Content and Method of Classical Tutoring

Link post

Whether some form of tutoring can help our society break out of its malaise through new ways of ordering information is a live question. Some people are convinced that with better education we will train more geniuses who will create new frontiers of inquiry; others opine that genius requires a context where new discoveries can be made by individuals and we don’t live in that age.

Henrik the Great asked me to dust off what I know about the curriculum and practice of private tutoring. While I don’t know much, I do know the basics and the big names.

I recently compiled excerpts from Jesuit educational ideals already, which offers some pointers.

For a detailed example of an entire curriculum see Jesuit Education: Its History and Principles (1904) which, while a lackluster book for several reasons, does include a detailed course of study which would be fairly standard not just among Catholic but also Anglican and Lutheran teachers during the 17th – 19th century. For example, John Stuart Mill’s early education was very much in the same vein.

Here are the big works on pedagogy and curriculum:

Aristotle (all, but especially)

On Rhetoric

Roman

Cicero, Ad Herrenium, which lays out the entire course rhetoric and persuasion for the next 1800 years. It is also the first place that the use of deep memory techniques is briefly discussed.

Quintilian, Institutio Oratoria, which reviews Cicero’s course and extends the ideas and practice.

Marcus Aurelius mentions in his meditations mentions the quality of teaching of many of his tutors, especially the method of writing dialogues on alternate positions. This method was popular enough that many early Christian writings are in dialogue form as well.

Cassiodorus, Institutes of Secular Learning

Medieval

Peter Lombard’s Sentences were the standard method and textbook for 400 years.

Aquinas On the Teacher. Of course, Aquinas’s Summae tried to make a replacement for the sentences, but was not successful until well after his death (three centuries!).

John Buridan’s Summulae de Dialectica was a standard textbook on Logic and logical method for a couple hundred years.

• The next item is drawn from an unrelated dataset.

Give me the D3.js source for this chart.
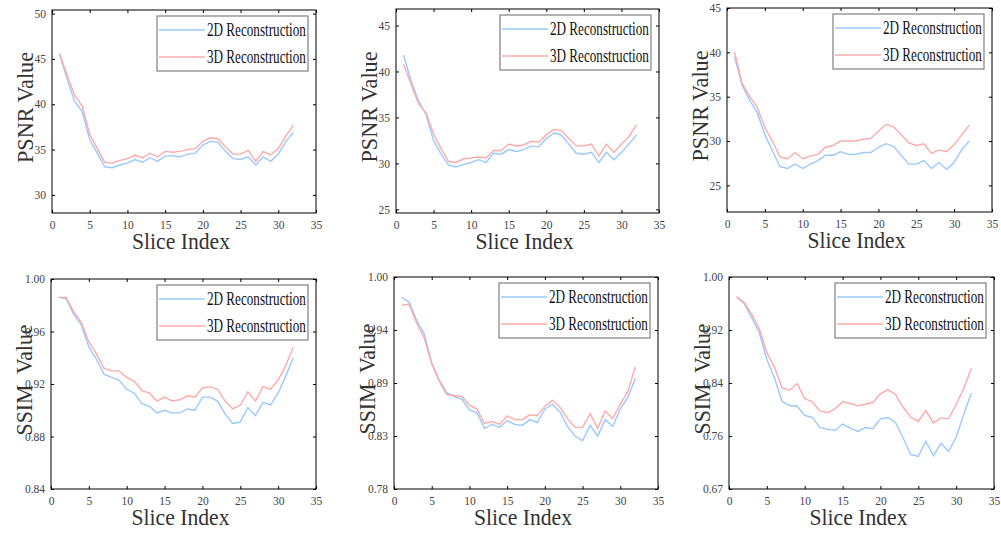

I do not know of any medieval source who discussed and presented scholastic pedagogical method explicitly, although it was very influential. I need to check what would have been the standard reference.

Renaissance

Petrus Paulus Vergilius, De Ingenuis Moribus frequently translated as The New Education. Refocuses education on service to civic life.

Aeneas Silvius, On Education

Erasmus De Ratione Studii, On the Method of Study, and Ciceronianus, which covers how he thinks schooling can excel beyond mere memorization and imitation.

I think it is easy to underestimate how much sway these older authors had on 17th-19th century education. They were giants.

I have some takeaways from these readings and my own experience being classically educated but am not yet able to fully articulate them.

Enlightenment

I am not well aware how tutoring curricula changed in the Enlightenment. I wouldn’t count the differences in method to be great, although the content certainly shifted to include more mathematics. The personal libraries of the great thinkers reflect remarkably little change from the interests of the Renaissance Humanists, as far as I know. Though, I am happy to be corrected.